La Corte poi, anche per tenere conto delle attuali difficoltà finanziarie del mondo produttivo, suggerisce di valutare “l’introduzione di più favorevoli modalità di rateizzazione delle somme dovute in sede di definizione delle procure di controllo, riconducendo la procedura rateale nel suo ambito naturale, senza coinvolgere come attualmente avviene in modo massivo e prevalente, l’agente della riscossione e con minori oneri per il contribuente. In questa ottica, più volte in passato la Corte ha anche suggerito la possibile introduzione dell’obbligo di pagamento tracciato negli scambi tra soggetti Iva con correlata effettuazione della ritenuta d’acconto a cura della banca, analogamente a quanto da tempo avviene per le spese di manutenzione edilizia e per gli interventi di risparmio energetico. Ciò consentirebbe di raccordare sul piano temporale parte del versamento dell’imposta al momento di effettiva percezione delle componenti positive del reddito, in analogia a quanto avviene per i redditi da lavoro dipendente, contenendo in questo modo il fenomeno delle imposte dichiarate e non versate.
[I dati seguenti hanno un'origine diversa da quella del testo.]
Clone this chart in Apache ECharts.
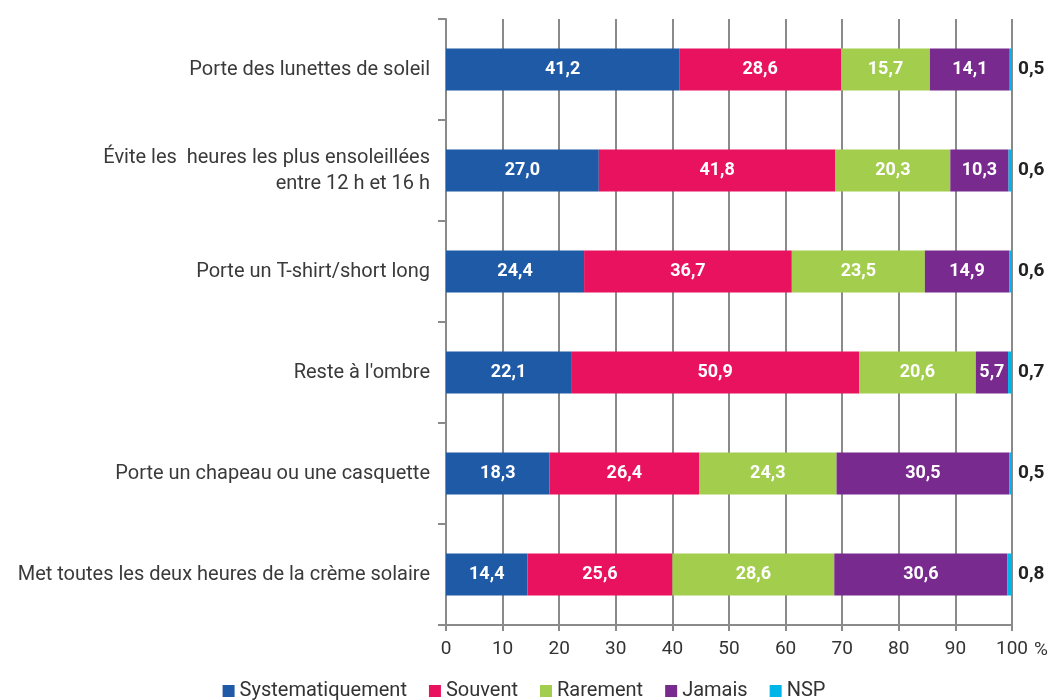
<!DOCTYPE html>
<html>
<head>
<meta charset="utf-8">
<title>Protection solaire</title>
<script src="https://cdn.jsdelivr.net/npm/echarts@6/dist/echarts.min.js"></script>
<style>
  html, body { margin: 0; padding: 0; background: #fff; }
  #chart { width: 1048px; height: 700px; }
</style>
</head>
<body>
<div id="chart"></div>
<script>
// categories, top to bottom
var categories = [
    'Porte des lunettes de soleil',
    'Évite les  heures les plus ensoleillées\nentre 12 h et 16 h',
    'Porte un T-shirt/short long',
    'Reste à l\'ombre',
    'Porte un chapeau ou une casquette',
    'Met toutes les deux heures de la crème solaire'
];
var systematiquement = [41.2, 27.0, 24.4, 22.1, 18.3, 14.4];
var souvent          = [28.6, 41.8, 36.7, 50.9, 26.4, 25.6];
var rarement         = [15.7, 20.3, 23.5, 20.6, 24.3, 28.6];
var jamais           = [14.1, 10.3, 14.9, 5.7, 30.5, 30.6];
var nsp              = [0.5, 0.6, 0.6, 0.7, 0.5, 0.8];
var xTicks = [0, 10, 20, 30, 40, 50, 60, 70, 80, 90, 100];

var font = 'Roboto, "Liberation Sans", sans-serif';

function fr(v) {
    return v.toFixed(1).replace('.', ',');
}

function serie(name, data, color) {
    return {
        name: name,
        type: 'bar',
        stack: 'total',
        barWidth: 42,
        data: data,
        itemStyle: { color: color },
        label: {
            show: true,
            position: 'inside',
            color: '#fff',
            fontFamily: font,
            fontWeight: 'bold',
            fontSize: 18,
            formatter: function (p) { return fr(p.value); }
        }
    };
}

var chart = echarts.init(document.getElementById('chart'));

var series = [
    serie('Systematiquement', systematiquement, '#1f5aa6'),
    serie('Souvent', souvent, '#e8125f'),
    serie('Rarement', rarement, '#a3cd4c'),
    serie('Jamais', jamais, '#782a8e'),
    serie('NSP', nsp, '#00b5e8')
];
// NSP : valeur à droite de la barre
series[4].label.position = 'right';
series[4].label.distance = 6;
series[4].label.color = '#222';
series[4].label.fontSize = 19;

chart.setOption({
    animation: false,
    textStyle: { fontFamily: font },
    grid: { left: 446, right: 36, top: 19, bottom: 75, outerBoundsMode: 'none' },
    legend: {
        bottom: -6,
        left: 'center',
        itemWidth: 12,
        itemHeight: 12,
        itemGap: 22,
        icon: 'rect',
        textStyle: { fontSize: 20, color: '#333', fontFamily: font }
    },
    xAxis: {
        type: 'value',
        min: 0,
        max: 100,
        interval: 10,
        name: '%',
        nameLocation: 'end',
        nameGap: 19,
        nameTextStyle: { fontSize: 19, color: '#333', verticalAlign: 'top', padding: [16, 0, 0, 0] },
        axisLine: { show: true, lineStyle: { color: '#8a8a8a', width: 2 } },
        axisTick: { show: true, length: 6, lineStyle: { color: '#8a8a8a', width: 2 } },
        splitLine: { show: true, lineStyle: { color: '#8a8a8a', width: 2 } },
        axisLabel: {
            fontSize: 19,
            color: '#333',
            margin: 15,
            formatter: function (v) { return xTicks.indexOf(v) >= 0 ? String(v) : ''; }
        }
    },
    yAxis: {
        type: 'category',
        inverse: true,
        data: categories,
        axisLine: { show: true, lineStyle: { color: '#8a8a8a', width: 2 } },
        axisTick: { show: true, length: 8, lineStyle: { color: '#8a8a8a', width: 2 } },
        axisLabel: {
            fontSize: 20,
            color: '#3a3a3a',
            margin: 16,
            align: 'right',
            lineHeight: 26
        }
    },
    series: series
});
</script>
</body>
</html>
La magistratura contabile infine critica la mancata attuazione della norma che consente all’Agenzia delle entrate e alla Gdf di utilizzare i dati contenuti nell’archivio dei rapporti finanziari per le attività di analisi del rischio e di controllo a fini fiscali. “In tale contesto – che vede persistentemente disattesa la volontà del legislatore volta a consentire l’adeguata e ampia utilizzazione di strumenti di conoscenza fondamentali per una moderna azione di contrasto dell’evasione, quali l’oggetto delle prestazioni riportate
nelle fatture elettroniche o i movimenti finanziari registrati sui conti – ipotizzare un rafforzamento dell’attività di contrasto dell’evasione rischia di essere -ad avviso della Corte- un’affermazione meramente astratta”,.